Asked if he could play that level when he was 14, the 42-year-old Vonsattel responded:  “Absolutely not.”

“Something has happened in the last 20 years that’s really stunning,” Vonsattel said. It’s something he and his colleagues talk about. “There are pieces that were considered neigh impossible except for certain types of pianists are now being tossed off quite casually by teenagers. Something has been figured out,” he said.

“And yet the central issue of communicating character to an audience effectively remains a huge challenge for an interpreter. That’s not going away.”

He noted that 15-year-old Benjamin Luo performed Gyorgy Ligeti’s “Étude No. 13: L’escalier du diable.” Twenty years ago, when Vonsattel was at Juilliard, someone playing that piece would been consider audacious, yet Luo delivered it “note-perfect and controlled and exciting, and from memory. … That’s an empirical benchmark that has been breached.”

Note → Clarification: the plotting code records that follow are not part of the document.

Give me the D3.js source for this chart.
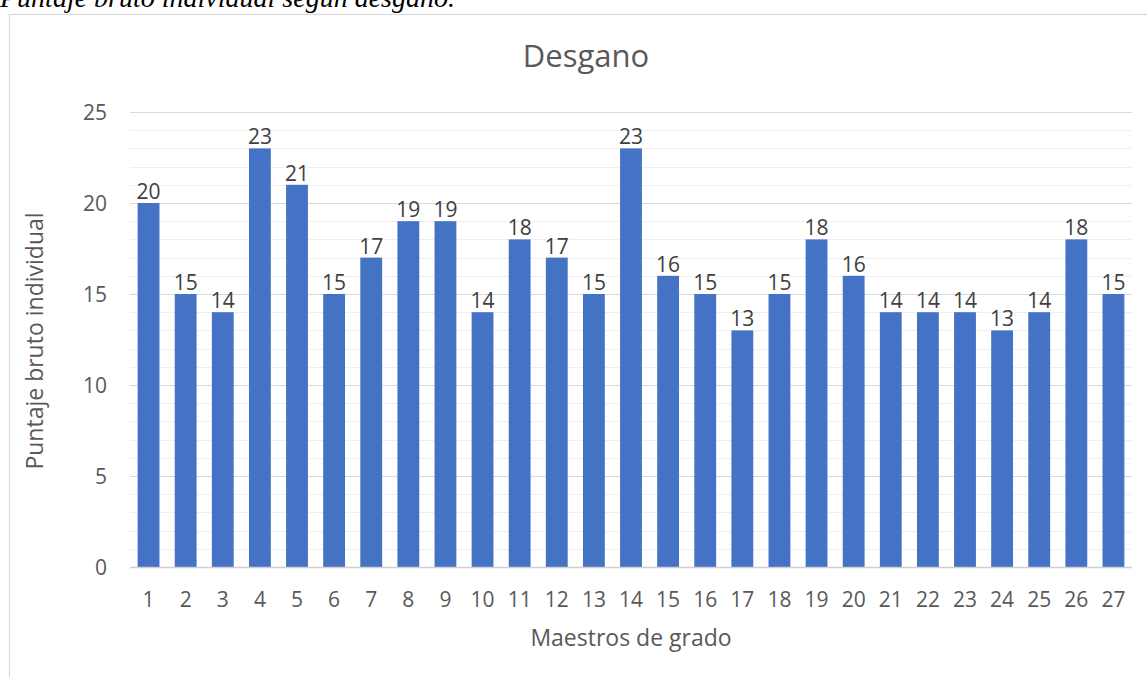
<!DOCTYPE html>
<html>
<head>
<meta charset="utf-8">
<script src="https://cdn.jsdelivr.net/npm/d3@7"></script>
<style>
  html, body { margin: 0; padding: 0; background: #fff; }
  svg { display: block; }
</style>
</head>
<body>
<svg id="chart" width="1147" height="677"></svg>
<script>
// Puntaje bruto individual por maestro (escala de desgano)
const maestros = ["1","2","3","4","5","6","7","8","9","10","11","12","13","14","15","16","17","18","19","20","21","22","23","24","25","26","27"];
const puntajes = [20,15,14,23,21,15,17,19,19,14,18,17,15,23,16,15,13,15,18,16,14,14,14,13,14,18,15];
const yTicks = [0,5,10,15,20,25];
const yGrid = d3.range(1, 26);

const W = 1147, H = 677;
const plot = { left: 130, right: 1132, top: 112, bottom: 567 };
const font = "'Open Sans', 'Noto Sans', sans-serif";

const svg = d3.select("#chart");

// chart frame
svg.append("rect")
  .attr("x", 9.5).attr("y", 14.5)
  .attr("width", W + 20).attr("height", H + 20)
  .attr("fill", "#fff")
  .attr("stroke", "#d9d9d9").attr("stroke-width", 1.2);

// caption above the chart frame
svg.append("text")
  .attr("x", 0).attr("y", 7)
  .attr("font-family", "'Liberation Serif', 'Times New Roman', serif")
  .attr("font-style", "italic")
  .attr("font-size", 28)
  .attr("fill", "#000")
  .text("Puntaje bruto individual según desgano.");

const x = d3.scaleBand()
  .domain(maestros)
  .range([plot.left, plot.right])
  .paddingInner(0.7 / 1.7)
  .paddingOuter(0.35 / 1.7);

const y = d3.scaleLinear()
  .domain([0, 25])
  .range([plot.bottom, plot.top]);

// gridlines, one per unit
svg.append("g")
  .selectAll("line")
  .data(yGrid)
  .join("line")
  .attr("x1", plot.left).attr("x2", plot.right)
  .attr("y1", d => Math.round(y(d)) + 0.5)
  .attr("y2", d => Math.round(y(d)) + 0.5)
  .attr("stroke", d => d % 5 === 0 ? "#d9d9d9" : "#efefef")
  .attr("stroke-width", 1.2);

// bars
svg.append("g")
  .selectAll("rect")
  .data(puntajes)
  .join("rect")
  .attr("x", (d, i) => x(maestros[i]))
  .attr("width", x.bandwidth())
  .attr("y", d => y(d))
  .attr("height", d => y(0) - y(d))
  .attr("fill", "#4472c4");

// value labels
svg.append("g")
  .selectAll("text")
  .data(puntajes)
  .join("text")
  .attr("x", (d, i) => x(maestros[i]) + x.bandwidth() / 2)
  .attr("y", d => y(d) - 4)
  .attr("text-anchor", "middle")
  .attr("font-family", font)
  .attr("font-size", 21)
  .attr("fill", "#404040")
  .text(d => d);

// baseline axis
svg.append("line")
  .attr("x1", plot.left).attr("x2", plot.right)
  .attr("y1", y(0) + 0.5).attr("y2", y(0) + 0.5)
  .attr("stroke", "#d0d0d0").attr("stroke-width", 1.5);

// y axis labels
const yAxis = d3.axisLeft(y).tickValues(yTicks).tickSize(0).tickPadding(0);
const gy = svg.append("g").attr("transform", `translate(${plot.left - 23},0)`).call(yAxis);
gy.select(".domain").remove();
gy.selectAll("text")
  .attr("font-family", font).attr("font-size", 21)
  .attr("fill", "#595959").attr("dy", "0.35em");

// x axis labels
const xAxis = d3.axisBottom(x).tickSize(0).tickPadding(0);
const gx = svg.append("g").attr("transform", `translate(0,${plot.bottom + 25})`).call(xAxis);
gx.select(".domain").remove();
gx.selectAll("text")
  .attr("font-family", font).attr("font-size", 21)
  .attr("fill", "#595959");

// title
svg.append("text")
  .attr("x", 586).attr("y", 67)
  .attr("text-anchor", "middle")
  .attr("font-family", font).attr("font-size", 31)
  .attr("fill", "#595959")
  .text("Desgano");

// axis titles
svg.append("text")
  .attr("x", 631).attr("y", 646)
  .attr("text-anchor", "middle")
  .attr("font-family", font).attr("font-size", 23)
  .attr("fill", "#595959")
  .text("Maestros de grado");

svg.append("text")
  .attr("transform", `translate(43,${341}) rotate(-90)`)
  .attr("text-anchor", "middle")
  .attr("font-family", font).attr("font-size", 23)
  .attr("fill", "#595959")
  .text("Puntaje bruto individual");
</script>
</body>
</html>
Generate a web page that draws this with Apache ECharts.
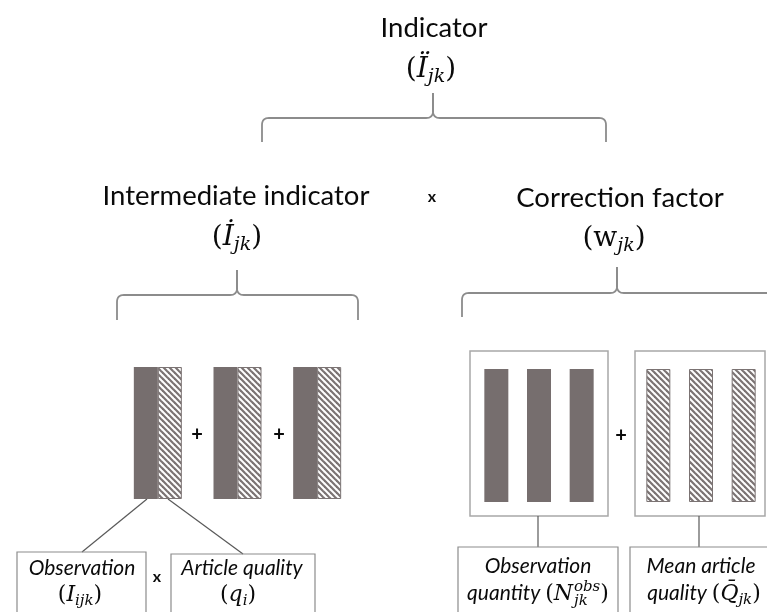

Luo received an honorable mention.

Winners were, from left: Ryan Lu, first, Ella Kim, second, and Jarmin Weng, third.

The award winners were:

  • Ryan Lu, first place, $3,000
  • Ella Kim, Herndon, Virginia, second place, $2,000
  • Jarmin Weng, Vaughan, Ontario, $1,000
  • Honorable mentions: Erik Jacoby, New Albany, Ohio, and Benjamin Luo, Apex, North Carolina.

Bob Swinehart the executor of the Dubois estate and a constant presence at the three-day festival said that “every year it has been better than the year before. The students are so talented.”

Dubois, an educator, author, consultant, and avocational musician, “would be a happy camper to see how this blossomed,” his long-time friends said.

The Dubois competition’s growing reputation is what attracted the winner to compete at BGSU.

Lu had heard about the competition from pianist friends, so he decided to enter.

He started showing interest in the piano at a young age, and his parents started having him take lessons when he was 5.

The family moved to New Jersey when he was 7 and he began studying with Stella Xu. It was at that point that “I started to know I wanted to pursue music in a bigger way,” he said.

Lu is driven to pursue excellence. “Every piece you can’t really perfect it; you can only improve,” he said “Like today I didn’t play perfectly at all. Chasing after that perfection, that’s really impossible (to achieve), that really keeps motivating me.”

The young pianist continues to refine his technique and tries “to understand what the composer wants to convey.”

While he is unsure whether he wants to pursue music as a career, he does know it will always be part of his life.

Judge Gilles Vonsattel, left, speaks with Dubois honorable mention winner Erik Jacoby as Ella Kim, center, and Josephine Yoo wait.

Bill Mathis, dean of the College of Musical Arts, said the Dubois Festival and Competition, has a lot of benefits for BGSU.

Hosting the event brings notoriety to BGSU.

It also gives BGSU students a chance to interact with the guest artist, who presents a master class on the first day. That artist performs a recital that’s open to the community.

The Dubois endowment also “provides a significant scholarship for recruiting,” he said.

Originally those scholarships were intended for participants in the competition, but working with Swinehart, those funds are now more broadly available, Mathis said. “That’s been a gamechanger” in terms of recruiting pianists.

One of the issues in attracting student to BGSU is that so many like Lu and Luo are on the younger end of the 14-18 eligibility range. They haven’t started thinking about where to go to college, Mathis said.

A number of Dubois participants have attended BGSU’s summer Piano Camp.

The piano faculty members offer Dubois participants lessons while they are on campus. Because of that they no longer serve as judges.

The competition and festival will continue as it has, said Laura Melton, the chair of performance studies and the coordinator of the event. She was responsible for bringing the festival to BGSU.